* [Instruction]
Your task is to copy each line that has the word "would".

══ Records provided

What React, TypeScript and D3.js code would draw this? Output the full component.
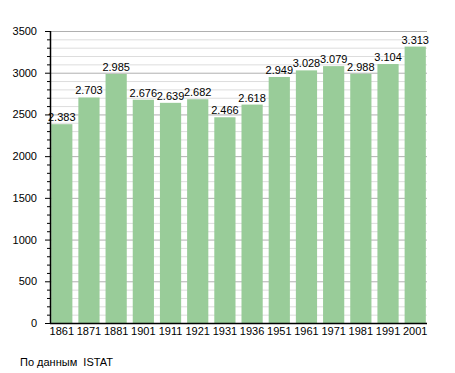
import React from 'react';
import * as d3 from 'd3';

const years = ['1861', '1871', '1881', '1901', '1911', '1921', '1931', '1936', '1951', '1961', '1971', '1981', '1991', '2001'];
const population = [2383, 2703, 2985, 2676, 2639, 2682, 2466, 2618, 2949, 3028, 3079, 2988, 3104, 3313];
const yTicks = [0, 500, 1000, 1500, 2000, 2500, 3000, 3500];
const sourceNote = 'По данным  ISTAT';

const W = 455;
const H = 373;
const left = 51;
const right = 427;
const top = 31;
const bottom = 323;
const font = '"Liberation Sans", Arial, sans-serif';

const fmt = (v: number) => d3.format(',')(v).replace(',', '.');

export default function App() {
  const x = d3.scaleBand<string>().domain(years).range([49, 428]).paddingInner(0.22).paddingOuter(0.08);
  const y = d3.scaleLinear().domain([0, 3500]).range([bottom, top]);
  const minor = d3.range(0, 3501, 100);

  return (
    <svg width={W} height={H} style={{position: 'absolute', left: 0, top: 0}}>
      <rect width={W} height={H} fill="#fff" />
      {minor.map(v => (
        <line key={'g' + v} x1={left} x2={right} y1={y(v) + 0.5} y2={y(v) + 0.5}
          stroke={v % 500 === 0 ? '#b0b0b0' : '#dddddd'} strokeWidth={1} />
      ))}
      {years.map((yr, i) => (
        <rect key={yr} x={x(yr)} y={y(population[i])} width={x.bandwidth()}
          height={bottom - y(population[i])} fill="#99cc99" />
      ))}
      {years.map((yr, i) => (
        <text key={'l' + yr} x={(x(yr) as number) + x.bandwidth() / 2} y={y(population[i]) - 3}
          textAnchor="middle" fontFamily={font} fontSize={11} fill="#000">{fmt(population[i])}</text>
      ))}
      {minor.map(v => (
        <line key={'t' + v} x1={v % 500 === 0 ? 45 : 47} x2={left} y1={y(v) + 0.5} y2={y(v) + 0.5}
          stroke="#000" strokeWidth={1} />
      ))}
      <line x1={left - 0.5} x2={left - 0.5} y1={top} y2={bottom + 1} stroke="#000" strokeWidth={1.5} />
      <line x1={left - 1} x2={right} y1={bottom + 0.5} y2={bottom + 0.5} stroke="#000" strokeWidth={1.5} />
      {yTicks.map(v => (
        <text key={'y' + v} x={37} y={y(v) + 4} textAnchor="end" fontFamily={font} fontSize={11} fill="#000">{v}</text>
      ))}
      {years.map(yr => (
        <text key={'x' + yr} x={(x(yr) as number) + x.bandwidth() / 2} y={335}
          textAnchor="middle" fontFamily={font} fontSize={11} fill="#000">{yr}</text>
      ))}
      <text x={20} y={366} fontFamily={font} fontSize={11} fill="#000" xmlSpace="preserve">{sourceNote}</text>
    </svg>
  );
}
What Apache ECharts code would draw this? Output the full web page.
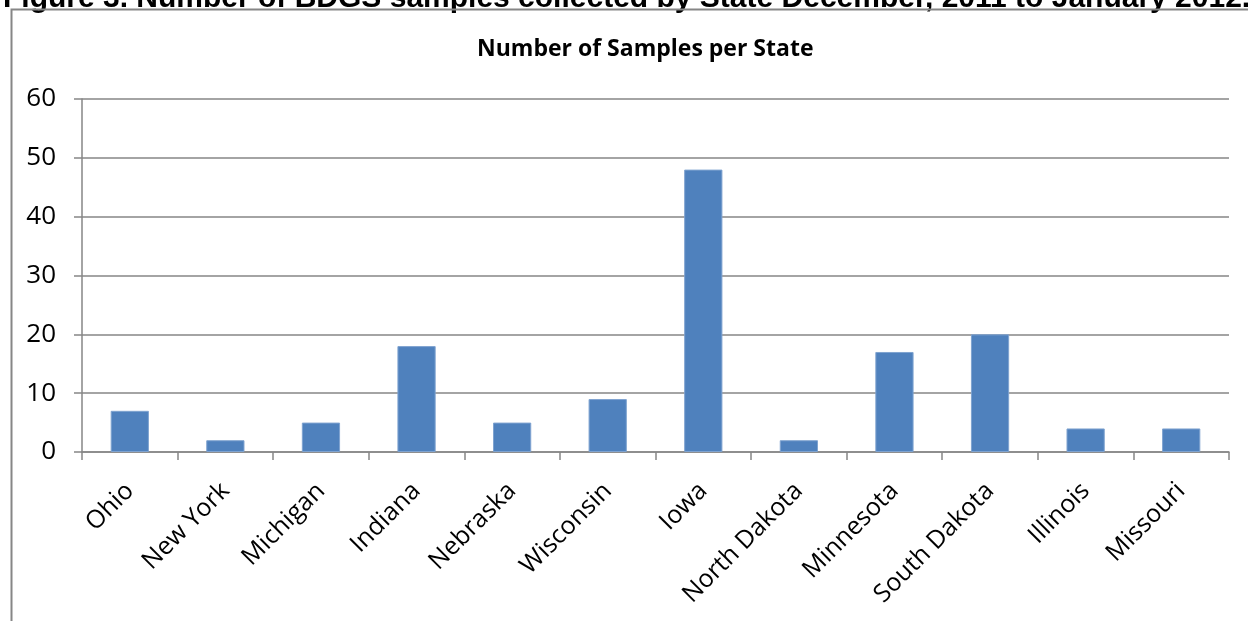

════

* [Task response]
What React, TypeScript and D3.js code would draw this? Output the full component.
What Apache ECharts code would draw this? Output the full web page.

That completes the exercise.